夜間警備員として働く孤独な男コイスティネン(ヤンネ・フーティアイネン)は、「警備会社勤務のままじゃ終わらない」と夢は大きいが人付き合いが下手な不器用な人間。ある日、魅力的な女性ミルヤと出会う。しかしミルヤは、百貨店強盗をもくろむ悪党リンドストロンの女だった。

ミルヤは勤務中のコイスティネンにアプローチして宝石店のボタン式施錠の暗証番号を盗み見る。まんまと利用されたコイスティネンだったが、惚れたミルヤをかばって服役する。リンドストロンはそこまで読んでコイスティネンを狙ったのだ。

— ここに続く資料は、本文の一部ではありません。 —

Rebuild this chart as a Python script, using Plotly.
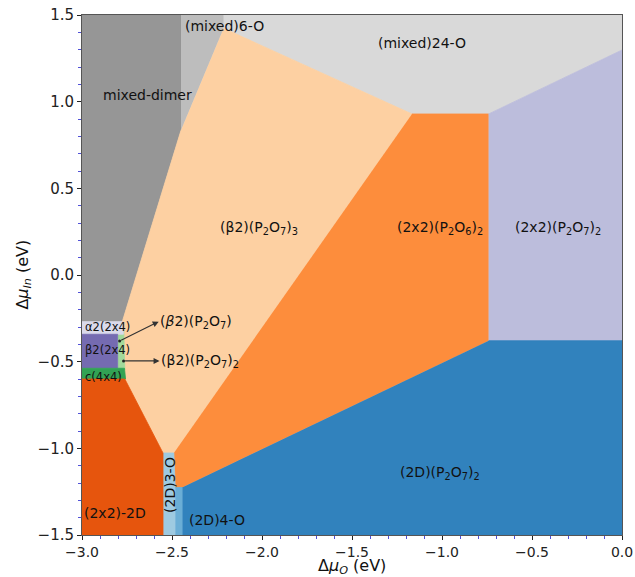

なじみのソーセージ売りアイラ(マリア・ヘイスカネン)の思いには気づかぬまま、刑期を終え社会復帰を目指すコイスティネン。だがある日、リンドストロンと一緒のミルヤと居合わせた彼は、自分が利用されていたに過ぎないことに気づき、リンドストロンを刺し殺そうとするが失敗し、どんどん転落していく。

再び観た感想

  • 昨日観た「浮き雲」と同様、映画の中でヘルシンキの街が多く出てきて、現地を旅行している感覚になりよかった。
  • コイスティネンは貧乏暮らしだが、やはりアパートの部屋はカラフルに装飾されている。街もヨーロッパの街特有の曇り空、雨で濡れた路面、枯れ葉が舞う殺風景な印象があるが、部屋の中や店などはカラフルだ、が、高級ではない。安アパートなのにカラフルなのだ。カウリスマキの趣味か。
  • 出演者はコイスティネン以外も皆、寡黙で、余り話さないのは「浮き雲」と同じだ、そして滅多に笑わない。日本人以上だ。
  • 日本では海外に行ったら自己主張しなければダメだ、などと言われているが、ずけずけと言いたいことを言い、大声で話したり笑ったりするのは主にアメリカ人と中○人(1字略)だけじゃないか。言うべきことは言わないといけないが、声高に自己主張するやり方に日本人が合わせる必要は無いと思う。寡黙な日本人が学ぶべきは、イギリス人のユーモアセンスの方であろう。
  • この映画も社会の底辺で働く孤独な人の生き様を描いているが、「浮き雲」と同様、最後には救いがある。ソーセージ売りの娘アイラと街の黒人少年だが、それがカウリスマキ流なのだろう。
  • この映画はそんなに遠くない過去であるが、みんな、結構タバコを吸っている。欧州ではアメリカほど禁煙が徹底されていなかったが、さすがに最近はこの映画のようなことは無いと思うが。
  • 日本にはアメリカのニュースが多く入ってくるが欧州のニュースはそれに比べると少ない、禁煙でもそれが世界のトレンドだと勘違いして直ぐにマネをするのが日本である。よくもあるが思考停止でもある。同じような状況は至る所にある、環境問題などもそうだろう。世界は1つではないことを知るべきだ。日本にないものがあると直ぐに「世界ではこうだ」などと説明されるが、そんな場合はじっくり考える癖をつけたいものだし、報道するメディア自体がそうなってほしい。
  • この映画ではカティ・オウティネンの出番はほとんどないが、スーパーのレジ係でチョットだけ出ていた。

カウリスマキらしい映画だった。